AI to help identify breast cancer risk and reduce unnecessary surgeries
Every year thousands of woman undergo painful and invasive surgeries to remove breast lesions that current diagnostic tools identify as of a high risk for cancer. The vast majority of these procedures reveal the lesions to be benign, so improving current detection and diagnosis tools is a major priority for many researchers. Now an AI system that uses machine learning has been developed to predict which high-risk lesions are most likely to become cancerous.
Mammograms are still the most important diagnostic tool for uncovering breast cancer. Suspicions lesions that are discovered through a mammogram will subsequently be tested with a needle biopsy. Generally if that biopsy is found to be abnormal a patient will undergo surgery to remove the lesion, but 90 percent of the time these lesions are found to be benign rendering the surgical procedure unnecessary.
"Because diagnostic tools are inexact, there is an understandable tendency for doctors to over-screen for breast cancer," says coauthor of the new research Regina Barzilay. "When there's this much uncertainty in data, machine learning is exactly the tool that we need to improve detection and prevent overtreatment."
The research team from MIT's Computer Science and Artificial Intelligence Laboratory (CSAIL), Massachusetts General Hospital and Harvard Medical School developed a machine learning model that was trained on 600 existing high risk lesions, incorporating variables as broad as family history, demographics and past biopsies. The model was then tested on 335 lesions, correctly predicting with an accuracy of 97 percent, those that were ultimately upgraded to cancer.
The study concluded that over 30 percent of surgeries to remove these benign lesions could have been avoided by incorporating this machine learning model into general diagnostic practices.

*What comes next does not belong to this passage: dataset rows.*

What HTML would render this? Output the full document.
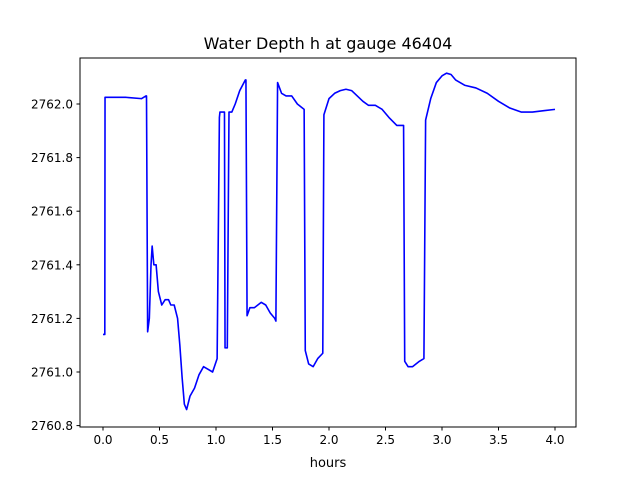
<!DOCTYPE html>
<html><head><meta charset="utf-8"><style>
body{margin:0;background:#fff;font-family:"Liberation Sans","DejaVu Sans",sans-serif}
</style></head><body>
<svg id="chart" width="640" height="480" xmlns="http://www.w3.org/2000/svg">
<rect width="640" height="480" fill="#fff"/>
<text x="328" y="49" text-anchor="middle" font-size="16" font-family="DejaVu Sans, sans-serif">Water Depth h at gauge 46404</text>
<g id="plot"></g>
<rect x="80" y="58" width="496" height="369" fill="none" stroke="#000" stroke-width="1"/>
<text x="328" y="467" text-anchor="middle" font-size="13" font-family="DejaVu Sans, sans-serif">hours</text>
</svg>
<script>
const hours=[0,0.016,0.018,0.2,0.34,0.38,0.385,0.395,0.41,0.425,0.435,0.45,0.47,0.49,0.52,0.55,0.58,0.6,0.63,0.66,0.68,0.7,0.72,0.74,0.77,0.81,0.85,0.89,0.93,0.97,1.01,1.03,1.035,1.06,1.075,1.08,1.1,1.115,1.14,1.17,1.21,1.26,1.265,1.275,1.3,1.34,1.4,1.44,1.48,1.52,1.53,1.545,1.58,1.62,1.67,1.72,1.78,1.79,1.82,1.86,1.9,1.945,1.955,2.0,2.05,2.1,2.15,2.2,2.25,2.3,2.35,2.41,2.47,2.53,2.6,2.66,2.67,2.7,2.74,2.8,2.84,2.855,2.9,2.95,3.0,3.04,3.08,3.12,3.2,3.3,3.4,3.5,3.6,3.7,3.8,3.9,4.0];
const depth=[2761.14,2761.14,2762.025,2762.025,2762.02,2762.03,2762.03,2761.15,2761.2,2761.4,2761.47,2761.4,2761.4,2761.3,2761.25,2761.27,2761.27,2761.25,2761.25,2761.2,2761.1,2760.98,2760.88,2760.86,2760.91,2760.94,2760.99,2761.02,2761.01,2761.0,2761.05,2761.95,2761.97,2761.97,2761.97,2761.09,2761.09,2761.97,2761.97,2762.0,2762.05,2762.09,2762.09,2761.21,2761.24,2761.24,2761.26,2761.25,2761.22,2761.2,2761.19,2762.08,2762.04,2762.03,2762.03,2762.0,2761.98,2761.08,2761.03,2761.02,2761.05,2761.07,2761.96,2762.02,2762.04,2762.05,2762.055,2762.05,2762.03,2762.01,2761.995,2761.995,2761.98,2761.95,2761.92,2761.92,2761.04,2761.02,2761.02,2761.04,2761.05,2761.94,2762.02,2762.08,2762.105,2762.115,2762.11,2762.09,2762.07,2762.06,2762.04,2762.01,2761.985,2761.97,2761.97,2761.975,2761.98];
const xTicks=[0,0.5,1,1.5,2,2.5,3,3.5,4];
const yTicks=[2760.8,2761.0,2761.2,2761.4,2761.6,2761.8,2762.0];
const NS="http://www.w3.org/2000/svg";
const X=v=>103+(v-0)*(555-103)/4;
const Y=v=>372-(v-2761.0)*(372-104)/1.0;
const g=document.getElementById('plot');
function mk(t,a){const e=document.createElementNS(NS,t);for(const k in a)e.setAttribute(k,a[k]);return e;}
xTicks.forEach(t=>{
 const l=mk('line',{x1:X(t),x2:X(t),y1:427,y2:430.5,stroke:'#000'});
 
 
 g.appendChild(l);
 const s=mk('text',{x:X(t),y:444,'text-anchor':'middle','font-size':'12','font-family':'DejaVu Sans, sans-serif'});
 
 
 s.textContent=t.toFixed(1);g.appendChild(s);
});
yTicks.forEach(t=>{
 const l=mk('line',{x1:76.5,x2:80,y1:Y(t),y2:Y(t),stroke:'#000'});
 
 
 g.appendChild(l);
 const s=mk('text',{x:73,y:Y(t)+4.5,'text-anchor':'end','font-size':'12','font-family':'DejaVu Sans, sans-serif'});
 
 
 s.textContent=t.toFixed(1);g.appendChild(s);
});
const p=mk('polyline',{points:hours.map((h,i)=>X(h)+','+Y(depth[i])).join(' '),fill:'none',stroke:'#0000ff','stroke-width':'1.6','stroke-linejoin':'round'});


g.appendChild(p);
</script>
</body></html>
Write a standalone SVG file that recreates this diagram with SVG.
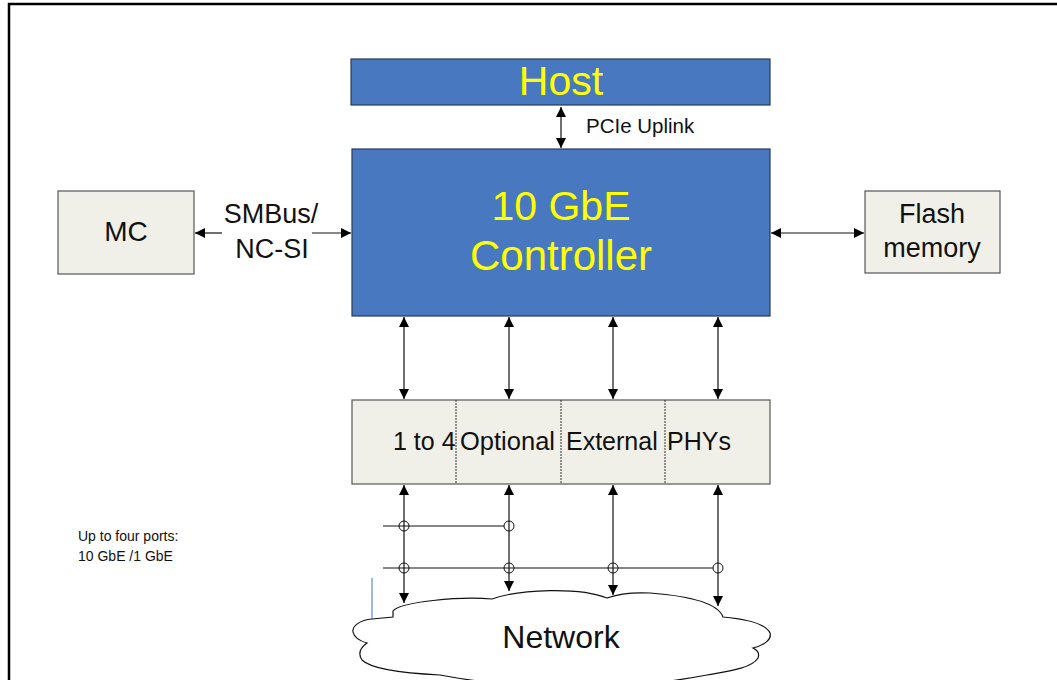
<svg xmlns="http://www.w3.org/2000/svg" width="1057" height="680" viewBox="0 0 1057 680">
<style>
text{font-family:"Liberation Sans",Arial,sans-serif;fill:#111}
.blue{fill:#4878C0;stroke:#2b3a55;stroke-width:1.2}
.beige{fill:#F0F0E8;stroke:#555;stroke-width:1.2}
.yl{fill:#FFFF00}
.ln{stroke:#111;stroke-width:1.2;fill:none}
.ar{marker-end:url(#ah)}
.ar2{marker-start:url(#ah);marker-end:url(#ah)}
.ring{fill:none;stroke:#111;stroke-width:1}
</style>
<defs>
<marker id="ah" markerUnits="userSpaceOnUse" markerWidth="10" markerHeight="10" refX="10" refY="5" orient="auto-start-reverse">
<path d="M0,0 L10,5 L0,10 z" fill="#000"/>
</marker>
</defs>
<rect width="1057" height="680" fill="#fff"/>
<g id="frame">
<line x1="8" y1="4" x2="1057" y2="4" stroke="#000" stroke-width="2.5"/>
<line x1="9" y1="3" x2="9" y2="680" stroke="#000" stroke-width="2.5"/>
</g>
<g id="host">
<rect class="blue" x="351" y="59" width="419" height="46"/>
<text class="yl" x="561" y="95" font-size="41" text-anchor="middle">Host</text>
</g>
<g id="controller">
<rect class="blue" x="352" y="149" width="418" height="167"/>
<text class="yl" x="561" y="220" font-size="41" text-anchor="middle">10 GbE</text>
<text class="yl" x="561" y="270" font-size="42" text-anchor="middle">Controller</text>
</g>
<g id="mc">
<rect class="beige" x="58" y="191" width="136" height="83"/>
<text x="126" y="241" font-size="28" text-anchor="middle">MC</text>
</g>
<g id="flash">
<rect class="beige" x="865" y="191" width="135" height="82"/>
<text x="932" y="223" font-size="27" text-anchor="middle">Flash</text>
<text x="932" y="257" font-size="27" text-anchor="middle">memory</text>
</g>
<g id="phys">
<rect class="beige" x="352" y="400" width="418" height="84"/>
<line x1="456" y1="400" x2="456" y2="484" stroke="#333" stroke-width="1" stroke-dasharray="2,1"/>
<line x1="561" y1="400" x2="561" y2="484" stroke="#333" stroke-width="1" stroke-dasharray="2,1"/>
<line x1="665" y1="400" x2="665" y2="484" stroke="#333" stroke-width="1" stroke-dasharray="2,1"/>
<text x="393" y="450" font-size="25">1 to 4</text>
<text x="460" y="450" font-size="25.5">Optional</text>
<text x="566" y="450" font-size="25">External</text>
<text x="667" y="450" font-size="25">PHYs</text>
</g>
<g id="network">
<path class="ln" d="M372,619 C360,620 352,626 353,632 C354,637 360,641 367,643 C360,648 358,654 362,660 C370,668 400,673 440,675 Q575,700 707,675 C730,671 752,668 758,658 C760,653 757,650 753,648 C765,645 772,639 770,633 C766,624 745,619 723,617 C718,603 690,596 650,593 C630,592 615,595 607,598 C580,587 520,589 492,599 C460,596 400,602 393,611 L393,617 Z"/>
<text x="561" y="648" font-size="32" text-anchor="middle">Network</text>
</g>
<g id="labels">
<text x="586" y="133" font-size="20.5">PCIe Uplink</text>
<text x="271" y="223" font-size="27" text-anchor="middle">SMBus/</text>
<text x="272" y="258" font-size="27" text-anchor="middle">NC-SI</text>
<text x="78" y="541" font-size="14">Up to four ports:</text>
<text x="78" y="561" font-size="14">10 GbE /1 GbE</text>
</g>
<g id="connectors">
<line class="ln ar2" x1="561" y1="107" x2="561" y2="148"/>
<line class="ln ar" x1="222" y1="233" x2="195" y2="233"/>
<line class="ln ar" x1="312" y1="233" x2="351" y2="233"/>
<line class="ln ar2" x1="771" y1="233" x2="864" y2="233"/>
<line class="ln ar2" x1="404" y1="317" x2="404" y2="399"/>
<line class="ln ar2" x1="509" y1="317" x2="509" y2="399"/>
<line class="ln ar2" x1="613" y1="317" x2="613" y2="399"/>
<line class="ln ar2" x1="718" y1="317" x2="718" y2="399"/>
<line class="ln ar2" x1="404" y1="485" x2="404" y2="603"/>
<line class="ln ar2" x1="509" y1="485" x2="509" y2="591"/>
<line class="ln ar2" x1="613" y1="485" x2="613" y2="595"/>
<line class="ln ar2" x1="718" y1="485" x2="718" y2="606"/>
<line class="ln" x1="383" y1="526" x2="504" y2="526"/>
<line class="ln" x1="383" y1="568" x2="713" y2="568"/>
<circle class="ring" cx="404" cy="526" r="5"/>
<circle class="ring" cx="509" cy="526" r="5"/>
<circle class="ring" cx="404" cy="568" r="5"/>
<circle class="ring" cx="509" cy="568" r="5"/>
<circle class="ring" cx="613" cy="568" r="5"/>
<circle class="ring" cx="718" cy="568" r="5"/>
<line x1="372" y1="578" x2="372" y2="619" stroke="#4472C4" stroke-width="1"/>
</g>
</svg>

"In the past we might have recommended that all high-risk lesions be surgically excised," says Constance Lehman, one of the collaborators on the project. "But now, if the model determines that the lesion has a very low chance of being cancerous in a specific patient, we can have a more informed discussion with our patient about her options. It may be reasonable for some patients to have their lesions followed with imaging rather than surgically excised."
AI diagnostic tools are booming in medical research at the moment, with machines helping doctors scour through data to better diagnose a variety of conditions. From a Chinese system helping focus lung cancer diagnosis to an AI that can identify skin cancers as well as a trained dermatologist, the ability for machine models to help identify deadly disease is increasing from year to year.
The new study was published in the journal Radiology.